THE PROBLEM
Copy out precisely the lines beginning at the line that contains "Reproduce this diagram with TikZ." and ending at the line that contains "(merge) -| (pf2);", including both.

###

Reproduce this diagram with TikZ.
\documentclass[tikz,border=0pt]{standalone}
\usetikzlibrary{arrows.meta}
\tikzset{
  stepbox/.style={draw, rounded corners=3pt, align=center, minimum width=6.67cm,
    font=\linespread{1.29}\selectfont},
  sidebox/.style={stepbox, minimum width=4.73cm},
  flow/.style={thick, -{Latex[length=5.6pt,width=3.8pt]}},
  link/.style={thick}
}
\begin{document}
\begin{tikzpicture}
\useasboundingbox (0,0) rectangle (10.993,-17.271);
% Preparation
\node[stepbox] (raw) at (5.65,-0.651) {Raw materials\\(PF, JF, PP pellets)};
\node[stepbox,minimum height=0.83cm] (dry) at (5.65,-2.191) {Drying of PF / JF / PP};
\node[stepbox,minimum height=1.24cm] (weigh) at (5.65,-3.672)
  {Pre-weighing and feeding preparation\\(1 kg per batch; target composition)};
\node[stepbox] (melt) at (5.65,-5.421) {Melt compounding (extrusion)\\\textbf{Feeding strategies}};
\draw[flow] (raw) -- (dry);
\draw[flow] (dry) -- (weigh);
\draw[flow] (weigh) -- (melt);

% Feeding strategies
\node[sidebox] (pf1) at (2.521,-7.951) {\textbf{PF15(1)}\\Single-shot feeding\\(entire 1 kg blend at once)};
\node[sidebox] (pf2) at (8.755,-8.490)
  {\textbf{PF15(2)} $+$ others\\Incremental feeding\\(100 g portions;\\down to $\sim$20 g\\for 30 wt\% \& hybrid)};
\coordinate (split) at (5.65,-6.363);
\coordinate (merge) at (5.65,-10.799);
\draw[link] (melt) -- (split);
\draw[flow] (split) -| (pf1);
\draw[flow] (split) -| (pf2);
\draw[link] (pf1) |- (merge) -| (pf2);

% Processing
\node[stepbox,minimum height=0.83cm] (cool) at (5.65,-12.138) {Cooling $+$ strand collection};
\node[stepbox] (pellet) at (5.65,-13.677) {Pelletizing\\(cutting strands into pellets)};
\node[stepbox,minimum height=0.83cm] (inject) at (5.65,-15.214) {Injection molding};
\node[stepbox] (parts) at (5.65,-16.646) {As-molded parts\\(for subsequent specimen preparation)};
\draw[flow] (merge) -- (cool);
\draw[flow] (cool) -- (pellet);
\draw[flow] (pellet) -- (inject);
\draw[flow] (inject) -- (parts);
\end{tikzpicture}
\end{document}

###

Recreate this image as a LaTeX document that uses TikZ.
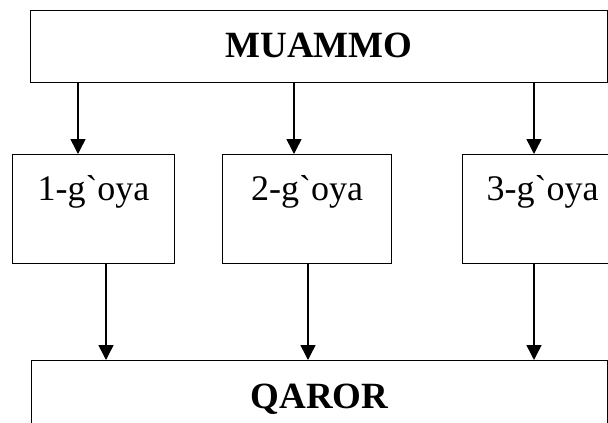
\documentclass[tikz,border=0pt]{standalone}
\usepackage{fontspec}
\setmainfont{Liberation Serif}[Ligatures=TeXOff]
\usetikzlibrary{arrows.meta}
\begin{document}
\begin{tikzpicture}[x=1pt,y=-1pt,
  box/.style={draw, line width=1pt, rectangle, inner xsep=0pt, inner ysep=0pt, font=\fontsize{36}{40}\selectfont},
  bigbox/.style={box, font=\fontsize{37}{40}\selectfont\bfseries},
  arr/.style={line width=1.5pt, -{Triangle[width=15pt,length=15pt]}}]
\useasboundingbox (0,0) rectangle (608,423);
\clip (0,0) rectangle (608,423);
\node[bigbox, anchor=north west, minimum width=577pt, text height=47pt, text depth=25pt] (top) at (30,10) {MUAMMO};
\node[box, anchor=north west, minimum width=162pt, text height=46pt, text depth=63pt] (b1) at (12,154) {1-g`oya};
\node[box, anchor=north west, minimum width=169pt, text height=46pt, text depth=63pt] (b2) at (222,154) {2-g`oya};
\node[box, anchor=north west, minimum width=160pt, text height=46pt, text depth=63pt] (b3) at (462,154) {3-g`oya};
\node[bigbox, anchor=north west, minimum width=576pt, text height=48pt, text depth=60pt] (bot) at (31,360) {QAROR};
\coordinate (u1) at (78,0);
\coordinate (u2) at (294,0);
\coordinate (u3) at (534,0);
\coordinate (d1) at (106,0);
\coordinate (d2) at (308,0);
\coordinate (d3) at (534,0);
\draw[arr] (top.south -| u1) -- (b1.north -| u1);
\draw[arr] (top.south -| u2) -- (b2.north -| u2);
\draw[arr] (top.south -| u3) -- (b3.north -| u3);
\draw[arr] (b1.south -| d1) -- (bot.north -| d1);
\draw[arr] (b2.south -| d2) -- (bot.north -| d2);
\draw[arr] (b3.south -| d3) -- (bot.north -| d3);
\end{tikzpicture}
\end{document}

###

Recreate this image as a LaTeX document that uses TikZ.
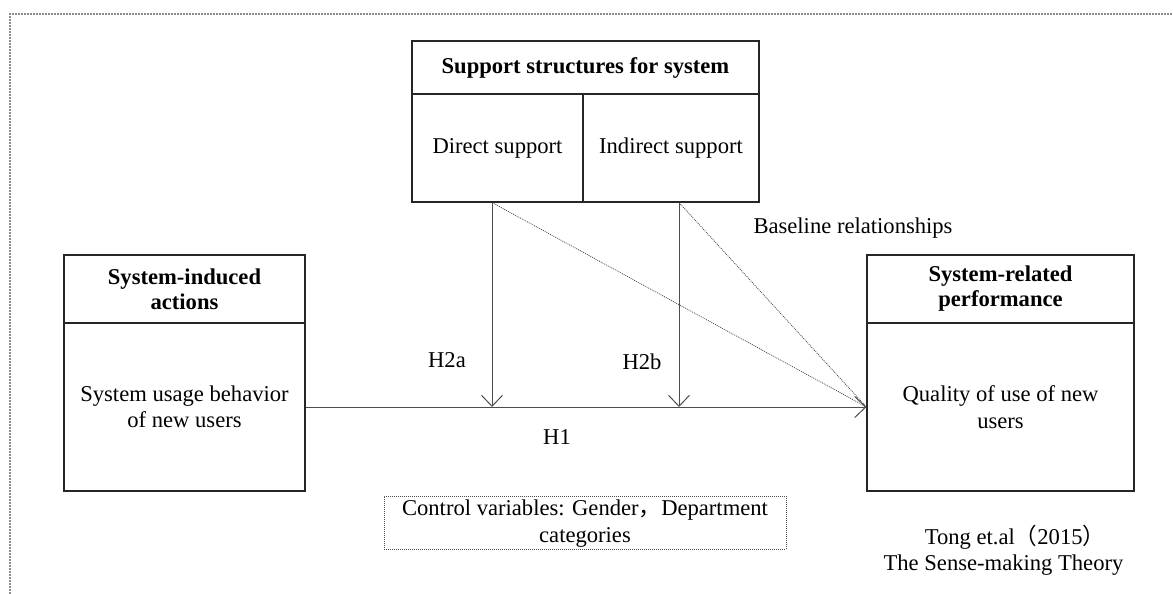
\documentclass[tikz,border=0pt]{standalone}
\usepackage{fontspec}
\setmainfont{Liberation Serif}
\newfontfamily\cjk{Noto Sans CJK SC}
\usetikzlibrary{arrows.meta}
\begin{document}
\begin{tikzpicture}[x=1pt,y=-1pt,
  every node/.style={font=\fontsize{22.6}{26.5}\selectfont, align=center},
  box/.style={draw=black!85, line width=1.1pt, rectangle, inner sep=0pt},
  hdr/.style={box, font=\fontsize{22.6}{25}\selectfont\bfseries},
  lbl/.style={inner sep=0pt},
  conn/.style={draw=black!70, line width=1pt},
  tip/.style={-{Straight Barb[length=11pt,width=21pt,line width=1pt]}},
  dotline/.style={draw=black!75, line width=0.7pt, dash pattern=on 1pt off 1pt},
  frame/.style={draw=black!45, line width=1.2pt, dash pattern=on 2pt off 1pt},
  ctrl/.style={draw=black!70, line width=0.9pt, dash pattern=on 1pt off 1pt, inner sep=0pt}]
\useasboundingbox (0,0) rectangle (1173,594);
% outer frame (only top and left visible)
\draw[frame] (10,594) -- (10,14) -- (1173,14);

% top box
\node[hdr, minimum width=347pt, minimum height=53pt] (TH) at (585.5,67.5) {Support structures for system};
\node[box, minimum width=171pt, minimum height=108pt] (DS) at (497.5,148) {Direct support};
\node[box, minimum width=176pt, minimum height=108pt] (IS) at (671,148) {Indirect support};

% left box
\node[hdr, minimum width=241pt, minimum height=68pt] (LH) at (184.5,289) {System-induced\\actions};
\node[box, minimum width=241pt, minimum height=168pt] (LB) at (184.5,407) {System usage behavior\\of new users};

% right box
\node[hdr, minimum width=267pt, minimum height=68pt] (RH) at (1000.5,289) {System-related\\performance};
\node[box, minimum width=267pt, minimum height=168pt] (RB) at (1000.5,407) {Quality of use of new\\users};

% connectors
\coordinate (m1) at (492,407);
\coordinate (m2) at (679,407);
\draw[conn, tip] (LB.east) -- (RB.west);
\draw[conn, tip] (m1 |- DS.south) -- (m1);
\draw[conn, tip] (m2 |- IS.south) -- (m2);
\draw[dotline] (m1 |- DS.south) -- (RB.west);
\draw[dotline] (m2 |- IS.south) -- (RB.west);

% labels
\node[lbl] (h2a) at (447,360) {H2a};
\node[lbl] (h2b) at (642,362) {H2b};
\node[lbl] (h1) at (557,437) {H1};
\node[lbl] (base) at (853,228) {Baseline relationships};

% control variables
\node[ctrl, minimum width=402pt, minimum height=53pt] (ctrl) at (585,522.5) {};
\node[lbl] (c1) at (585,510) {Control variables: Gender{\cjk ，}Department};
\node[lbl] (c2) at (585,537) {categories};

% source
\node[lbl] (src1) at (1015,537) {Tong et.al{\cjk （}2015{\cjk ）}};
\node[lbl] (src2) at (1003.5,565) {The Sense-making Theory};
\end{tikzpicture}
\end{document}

###

EXERCISE OUTPUT
Reproduce this diagram with TikZ.
\documentclass[tikz,border=0pt]{standalone}
\usetikzlibrary{arrows.meta}
\tikzset{
  stepbox/.style={draw, rounded corners=3pt, align=center, minimum width=6.67cm,
    font=\linespread{1.29}\selectfont},
  sidebox/.style={stepbox, minimum width=4.73cm},
  flow/.style={thick, -{Latex[length=5.6pt,width=3.8pt]}},
  link/.style={thick}
}
\begin{document}
\begin{tikzpicture}
\useasboundingbox (0,0) rectangle (10.993,-17.271);
% Preparation
\node[stepbox] (raw) at (5.65,-0.651) {Raw materials\\(PF, JF, PP pellets)};
\node[stepbox,minimum height=0.83cm] (dry) at (5.65,-2.191) {Drying of PF / JF / PP};
\node[stepbox,minimum height=1.24cm] (weigh) at (5.65,-3.672)
  {Pre-weighing and feeding preparation\\(1 kg per batch; target composition)};
\node[stepbox] (melt) at (5.65,-5.421) {Melt compounding (extrusion)\\\textbf{Feeding strategies}};
\draw[flow] (raw) -- (dry);
\draw[flow] (dry) -- (weigh);
\draw[flow] (weigh) -- (melt);

% Feeding strategies
\node[sidebox] (pf1) at (2.521,-7.951) {\textbf{PF15(1)}\\Single-shot feeding\\(entire 1 kg blend at once)};
\node[sidebox] (pf2) at (8.755,-8.490)
  {\textbf{PF15(2)} $+$ others\\Incremental feeding\\(100 g portions;\\down to $\sim$20 g\\for 30 wt\% \& hybrid)};
\coordinate (split) at (5.65,-6.363);
\coordinate (merge) at (5.65,-10.799);
\draw[link] (melt) -- (split);
\draw[flow] (split) -| (pf1);
\draw[flow] (split) -| (pf2);
\draw[link] (pf1) |- (merge) -| (pf2);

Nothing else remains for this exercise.